A recent job posting in New York for a crypto legal director lists a salary between $1 million and $5 million a year. The wide range reflects the high demand for seasoned legal professionals who can steer companies through a maze of evolving regulations, from securities law to anti‑money‑laundering rules. For the industry, it signals maturity: firms are willing to pay top dollar to secure the expertise needed to protect their operations and investors.

This trend dovetails with a broader regulatory push. In the past week, Russia’s largest private bank, Alfa‑Bank, has begun testing crypto trading, while Sony Bank has secured conditional approval to issue a dollar‑backed stablecoin in the U.S. These moves underscore that banks are increasingly engaging with digital assets, and that regulators are tightening oversight. Retail traders should recognize that such developments can alter market behavior—stable‑coin launches, for example, can influence liquidity and price stability.

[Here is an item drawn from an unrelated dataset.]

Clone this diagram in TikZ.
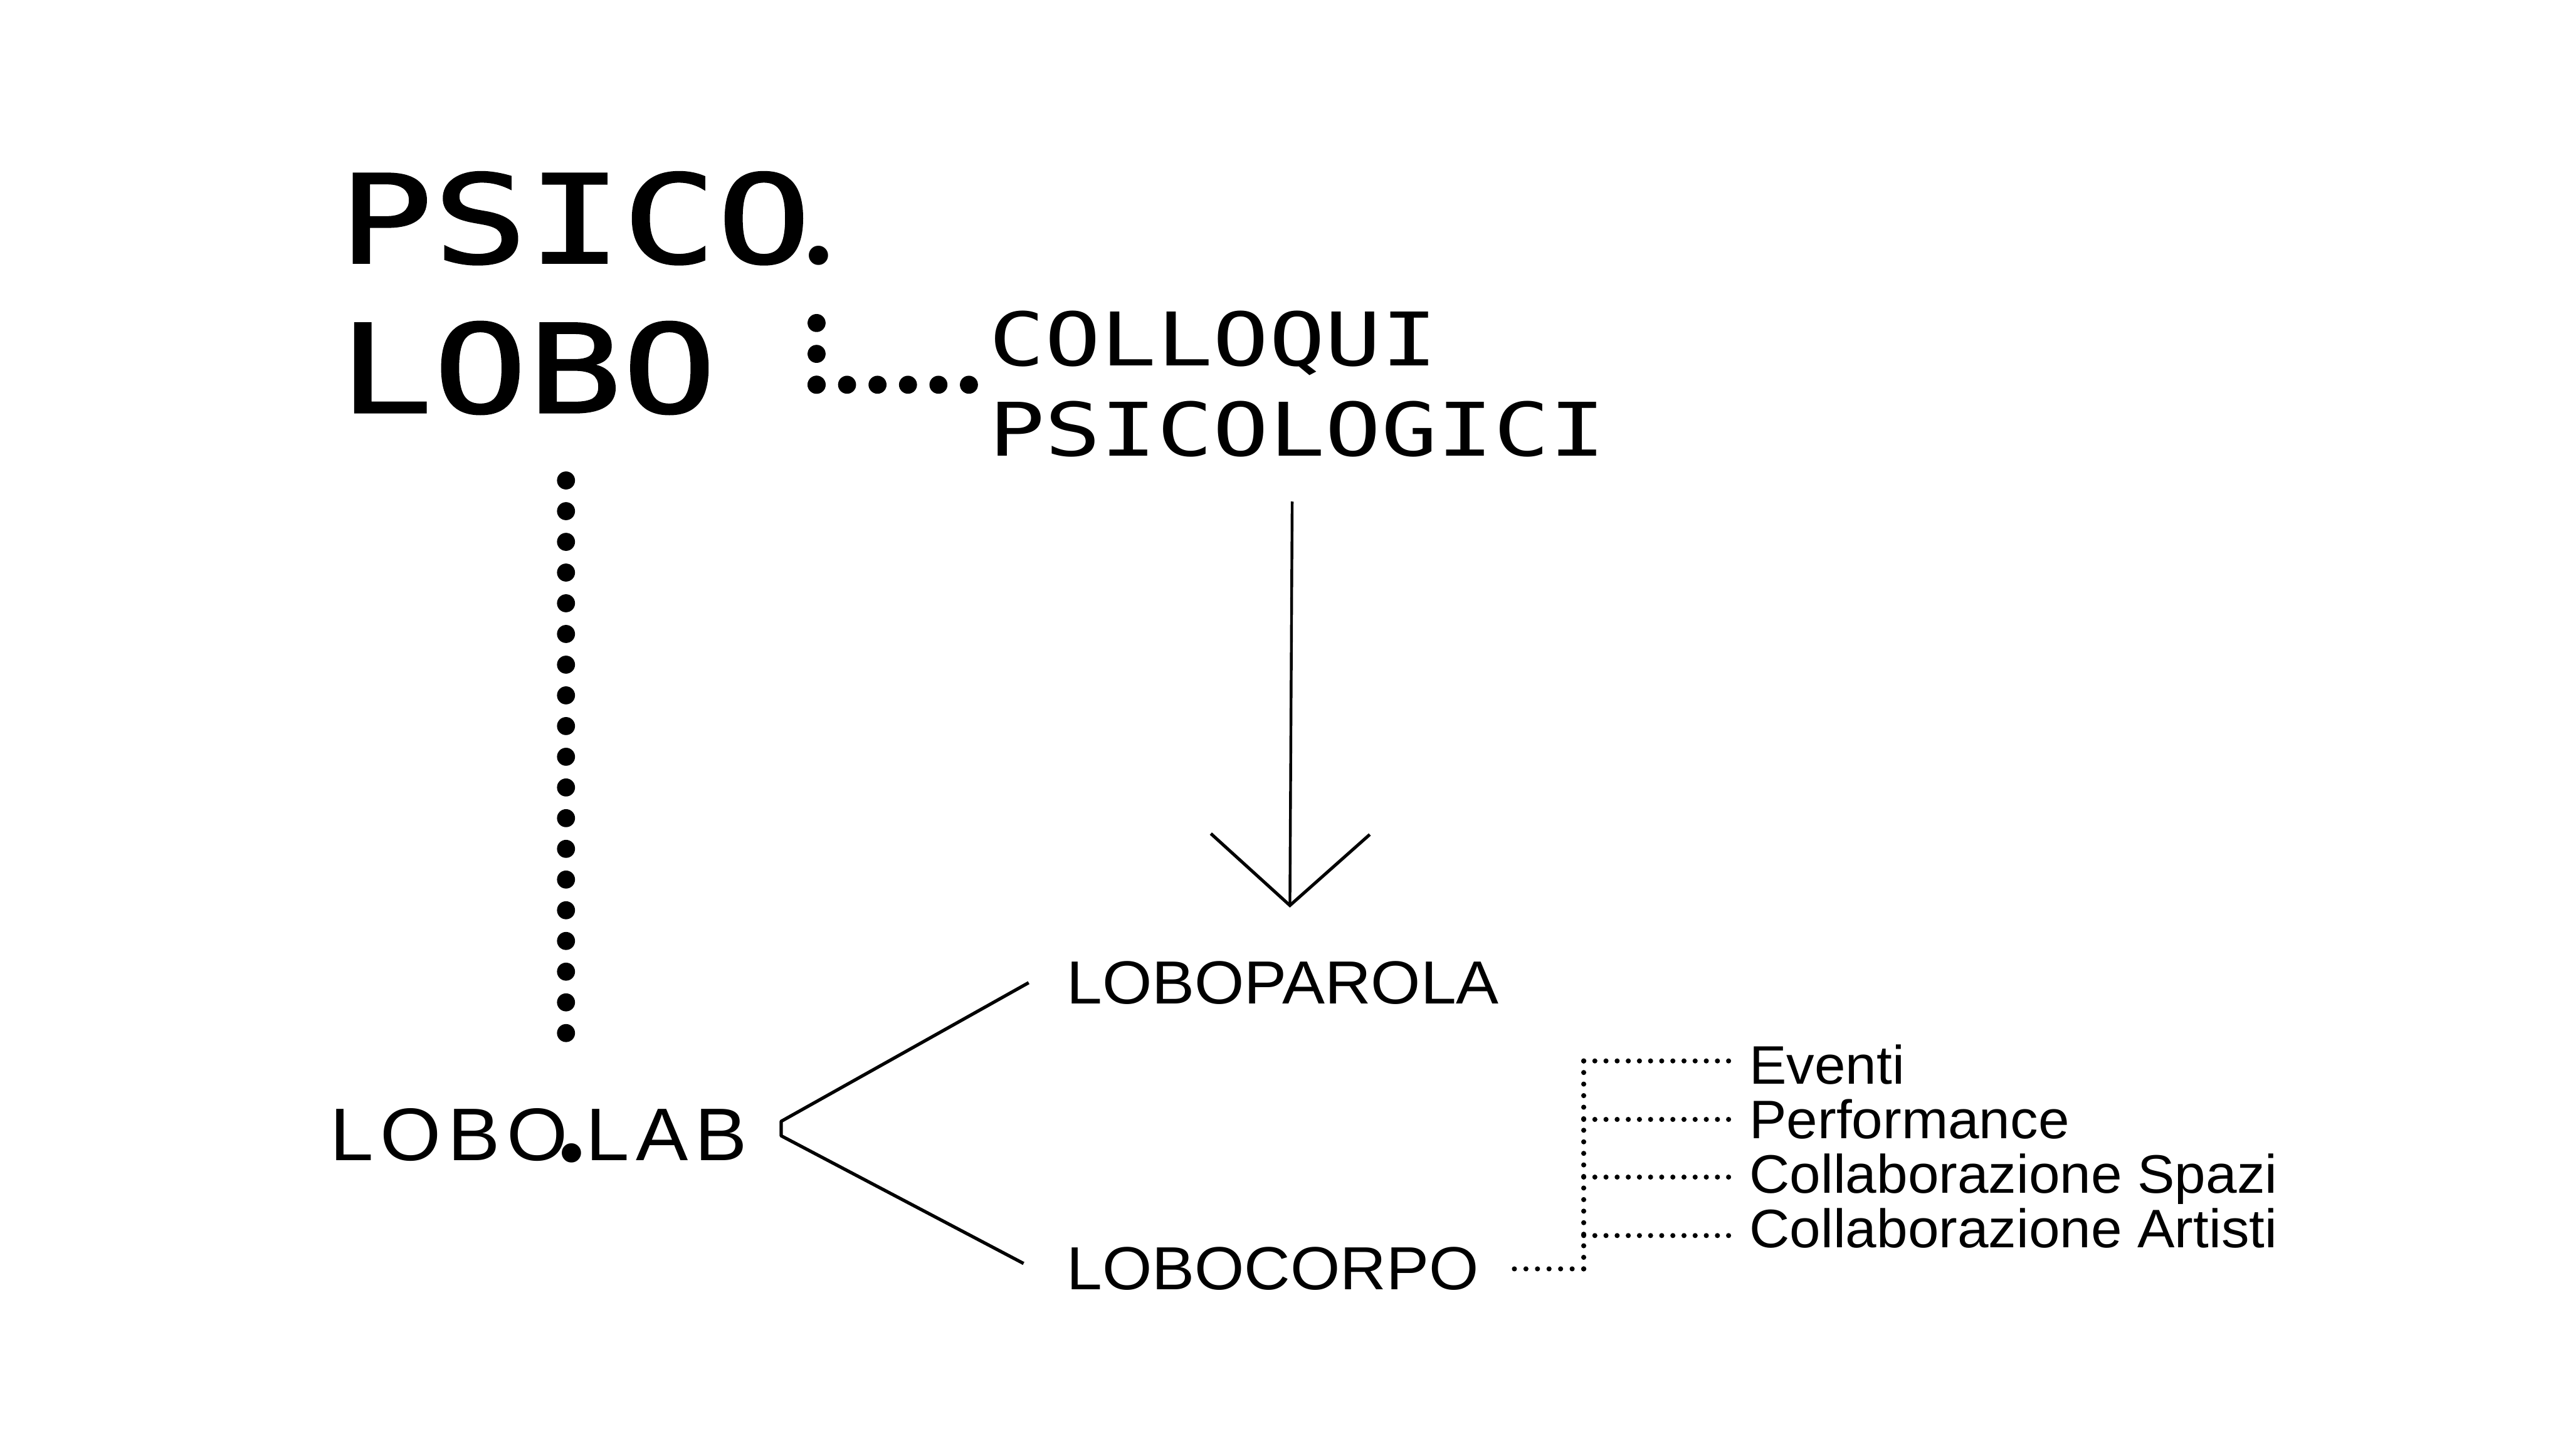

Bitcoin is currently trading around $63,000, up about 1.6 % in the last 24 hours, and Ethereum is near $1,760, up roughly 1.4 %. Yet the fear‑greed meter sits at 22, classified as extreme fear. This mismatch—price gains amid a fearful market—suggests that volatility remains high and that sentiment may still be fragile. Investors should remain cautious, especially as regulatory changes can quickly shift market dynamics.

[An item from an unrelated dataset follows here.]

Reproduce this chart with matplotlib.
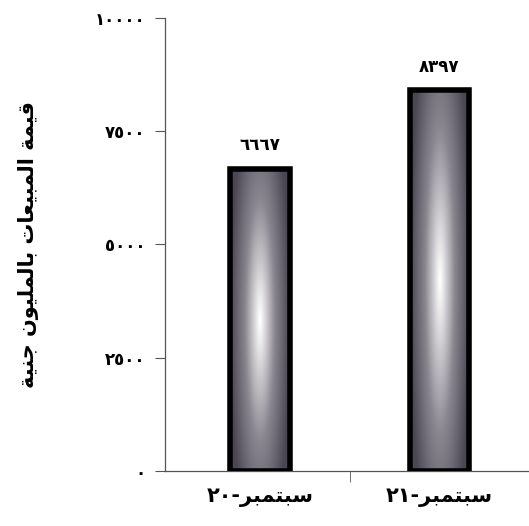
import numpy as np
import matplotlib
matplotlib.use("Agg")
import matplotlib.pyplot as plt
from matplotlib.colors import LinearSegmentedColormap

categories = ["سبتمبر-٢٠", "سبتمبر-٢١"]
sales = [6667, 8397]
y_ticks = [0, 2500, 5000, 7500, 10000]
y_label = "قيمة المبيعات بالمليون جنية"

# presentation forms: isolated, final, initial, medial
FORMS = {
    "ا": ("\uFE8D", "\uFE8E", None, None),
    "ب": ("\uFE8F", "\uFE90", "\uFE91", "\uFE92"),
    "ة": ("\uFE93", "\uFE94", None, None),
    "ت": ("\uFE95", "\uFE96", "\uFE97", "\uFE98"),
    "ج": ("\uFE9D", "\uFE9E", "\uFE9F", "\uFEA0"),
    "ر": ("\uFEAD", "\uFEAE", None, None),
    "س": ("\uFEB1", "\uFEB2", "\uFEB3", "\uFEB4"),
    "ع": ("\uFEC9", "\uFECA", "\uFECB", "\uFECC"),
    "ق": ("\uFED5", "\uFED6", "\uFED7", "\uFED8"),
    "ل": ("\uFEDD", "\uFEDE", "\uFEDF", "\uFEE0"),
    "م": ("\uFEE1", "\uFEE2", "\uFEE3", "\uFEE4"),
    "ن": ("\uFEE5", "\uFEE6", "\uFEE7", "\uFEE8"),
    "ه": ("\uFEE9", "\uFEEA", "\uFEEB", "\uFEEC"),
    "و": ("\uFEED", "\uFEEE", None, None),
    "ي": ("\uFEF1", "\uFEF2", "\uFEF3", "\uFEF4"),
}


def shape_word(word):
    # matplotlib has no arabic shaping/bidi, so pick the glyph forms and reverse by hand
    out = []
    for i, ch in enumerate(word):
        if ch not in FORMS:
            out.append(ch)
            continue
        iso, fin, ini, med = FORMS[ch]
        prev = word[i - 1] if i > 0 else None
        nxt = word[i + 1] if i + 1 < len(word) else None
        joins_prev = prev in FORMS and FORMS[prev][2] is not None
        joins_next = nxt in FORMS and ini is not None
        if joins_prev and joins_next:
            out.append(med)
        elif joins_prev:
            out.append(fin)
        elif joins_next:
            out.append(ini)
        else:
            out.append(iso)
    return "".join(reversed(out))


def rtl(text):
    return " ".join(shape_word(w) for w in reversed(text.split(" ")))


def cat_label(text):
    word, year = text.split("-")
    return year + "-" + rtl(word)


def ar_digits(n):
    return str(n).translate(str.maketrans("0123456789", "٠١٢٣٤٥٦٧٨٩"))


plt.rcParams["font.family"] = ["DejaVu Sans"]

fig = plt.figure(figsize=(5.29, 5.26), dpi=100)
ax = fig.add_axes([0.312, 0.105, 0.688, 0.861])

x = np.arange(len(categories))
bars = ax.bar(x, sales, width=0.33, facecolor="none", edgecolor="black", linewidth=4, zorder=3)

cmap = LinearSegmentedColormap.from_list("barshade", ["#4b4752", "#8a8690", "#ffffff"])
gx = np.linspace(-1, 1, 80)
gy = np.linspace(-1, 1, 200)
GX, GY = np.meshgrid(gx, gy)
shade = np.clip(1 - np.sqrt(GX ** 2 + (GY / 1.6) ** 2), 0, 1)
for b in bars:
    im = ax.imshow(shade, cmap=cmap, aspect="auto", zorder=2, interpolation="bilinear",
                   extent=[b.get_x(), b.get_x() + b.get_width(), 0, b.get_height()])
    im.set_clip_path(b)

for xi, v in zip(x, sales):
    ax.text(xi, v + 330, ar_digits(v), ha="center", va="bottom", fontsize=12, fontweight="bold")

ax.set_xlim(-0.53, 1.5)
ax.set_ylim(0, 10000)
ax.set_yticks(y_ticks)
ax.set_yticklabels([ar_digits(t) for t in y_ticks], fontsize=12, fontweight="bold")
ax.set_xticks(x)
ax.set_xticklabels([cat_label(c) for c in categories], fontsize=15, fontweight="bold")
ax.tick_params(axis="x", length=0, pad=12)
ax.set_xticks([0.5], minor=True)
ax.tick_params(axis="x", which="minor", length=8, color="#555555")
ax.tick_params(axis="y", length=7, color="#555555", pad=7)

ax.set_ylabel(rtl(y_label), fontsize=15, fontweight="bold", labelpad=40)

for s in ["top", "right"]:
    ax.spines[s].set_visible(False)
for s in ["left", "bottom"]:
    ax.spines[s].set_color("#555555")
    ax.spines[s].set_linewidth(0.9)

fig.savefig("out.png", dpi=100)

Looking ahead, the crypto community will likely monitor several key items: the outcome of Sony Bank’s stable‑coin approval, any further regulatory clarifications from U.S. authorities, and how international banks like Alfa‑Bank integrate crypto into their services. These events will shape the legal and operational landscape for both institutional players and retail participants, making the high‑pay legal role a barometer for the industry’s evolving priorities.